I find everything that's happening right now - "the war against terrorism," the impending and inevitable war against Iraq, the Bali bombing, the hostages in Moscow, etc. terribly depressing and frightening, but I actually think what's happening is some sort of huge shift in world ideology/power structure something. There are big changes going down, I think, and I don't know if those changes are going to be good or bad.

Shortly after September 11, I had a feeling in my heart that said, "get the hell out of the U.S., because things are only going to get worse." Now a year later, and having lived outside of the U.S. for most of the year, I have to say that so far, it seems that gut feeling of mine was right. Sometimes I feel I took the easy way out, but it just made me so mad - that patriot act, "people need to watch what they do and watch what they say," propaganda EVERYWHERE that I basically thought, fuck this and screw you, I'm not sticking around for this shit. Have I copped out? Maybe, but I still actually think I have more freedom to express myself here in London than I do in the U.S. at the moment.

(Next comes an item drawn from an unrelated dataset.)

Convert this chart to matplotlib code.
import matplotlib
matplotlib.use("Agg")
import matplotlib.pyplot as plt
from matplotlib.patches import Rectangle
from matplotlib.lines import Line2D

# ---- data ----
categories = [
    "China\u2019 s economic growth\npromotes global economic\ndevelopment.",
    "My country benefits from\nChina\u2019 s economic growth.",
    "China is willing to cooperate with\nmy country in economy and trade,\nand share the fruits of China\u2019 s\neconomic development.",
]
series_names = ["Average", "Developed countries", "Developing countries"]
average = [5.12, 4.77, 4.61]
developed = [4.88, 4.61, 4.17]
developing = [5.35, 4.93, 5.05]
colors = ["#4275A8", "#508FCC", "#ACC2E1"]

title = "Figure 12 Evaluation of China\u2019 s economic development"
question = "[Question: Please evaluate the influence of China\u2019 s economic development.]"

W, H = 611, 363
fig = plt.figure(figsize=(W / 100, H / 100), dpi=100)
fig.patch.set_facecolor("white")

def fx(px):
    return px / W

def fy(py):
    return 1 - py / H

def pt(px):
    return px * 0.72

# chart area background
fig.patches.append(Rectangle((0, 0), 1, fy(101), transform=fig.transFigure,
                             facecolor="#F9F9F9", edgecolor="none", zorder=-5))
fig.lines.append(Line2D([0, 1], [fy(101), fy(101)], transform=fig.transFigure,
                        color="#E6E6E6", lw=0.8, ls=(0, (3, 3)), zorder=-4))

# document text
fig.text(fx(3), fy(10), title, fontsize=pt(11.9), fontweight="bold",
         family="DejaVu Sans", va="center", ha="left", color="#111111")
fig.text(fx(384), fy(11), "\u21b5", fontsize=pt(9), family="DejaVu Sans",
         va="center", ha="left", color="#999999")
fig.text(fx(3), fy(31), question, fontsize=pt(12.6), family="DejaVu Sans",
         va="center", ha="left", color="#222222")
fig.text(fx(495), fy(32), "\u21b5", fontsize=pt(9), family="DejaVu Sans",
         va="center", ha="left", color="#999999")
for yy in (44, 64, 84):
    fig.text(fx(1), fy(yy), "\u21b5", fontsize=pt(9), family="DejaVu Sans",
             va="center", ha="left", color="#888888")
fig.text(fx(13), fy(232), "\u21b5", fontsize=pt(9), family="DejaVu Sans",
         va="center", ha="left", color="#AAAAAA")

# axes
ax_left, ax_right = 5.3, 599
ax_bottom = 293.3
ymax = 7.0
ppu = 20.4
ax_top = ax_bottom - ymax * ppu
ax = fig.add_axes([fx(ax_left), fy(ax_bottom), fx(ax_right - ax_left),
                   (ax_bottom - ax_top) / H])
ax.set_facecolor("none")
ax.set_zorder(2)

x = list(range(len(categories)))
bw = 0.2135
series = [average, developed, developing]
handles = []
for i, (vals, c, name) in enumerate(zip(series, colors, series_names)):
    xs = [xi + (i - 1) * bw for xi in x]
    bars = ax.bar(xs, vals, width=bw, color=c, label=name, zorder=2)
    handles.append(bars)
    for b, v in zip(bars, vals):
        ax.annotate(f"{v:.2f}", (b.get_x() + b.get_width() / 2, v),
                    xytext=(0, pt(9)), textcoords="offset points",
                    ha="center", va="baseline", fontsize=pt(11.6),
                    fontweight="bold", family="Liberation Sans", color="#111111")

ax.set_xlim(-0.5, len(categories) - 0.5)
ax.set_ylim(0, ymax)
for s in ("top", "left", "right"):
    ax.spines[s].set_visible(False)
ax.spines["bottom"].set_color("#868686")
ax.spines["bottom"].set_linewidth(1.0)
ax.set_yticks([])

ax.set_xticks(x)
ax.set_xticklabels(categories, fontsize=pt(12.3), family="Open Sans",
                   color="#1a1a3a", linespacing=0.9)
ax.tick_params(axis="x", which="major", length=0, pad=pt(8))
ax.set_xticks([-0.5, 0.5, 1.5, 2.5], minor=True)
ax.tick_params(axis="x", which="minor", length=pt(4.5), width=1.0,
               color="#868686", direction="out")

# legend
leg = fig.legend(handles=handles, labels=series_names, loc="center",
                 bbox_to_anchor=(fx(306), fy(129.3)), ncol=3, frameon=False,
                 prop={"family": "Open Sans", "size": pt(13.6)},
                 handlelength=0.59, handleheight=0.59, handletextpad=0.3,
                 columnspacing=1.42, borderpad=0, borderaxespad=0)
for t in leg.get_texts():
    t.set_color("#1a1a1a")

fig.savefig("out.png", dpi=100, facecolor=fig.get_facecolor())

But, anyway. I think we ALL have a responsibility to do SOMETHING. I took part in the "stop the war" march. We all know it's fucking futile. We all know the war's gonna happen anyway. But at least I've gone out and said, "I disagree, this isn't my war, don't fight it in my name." You have to make your voice heard. You have to say something. You can't just lie back and say nothing.

But how do we make protesting and changing the world effective? Hmm... dunno. But I'm convinced it IS possible.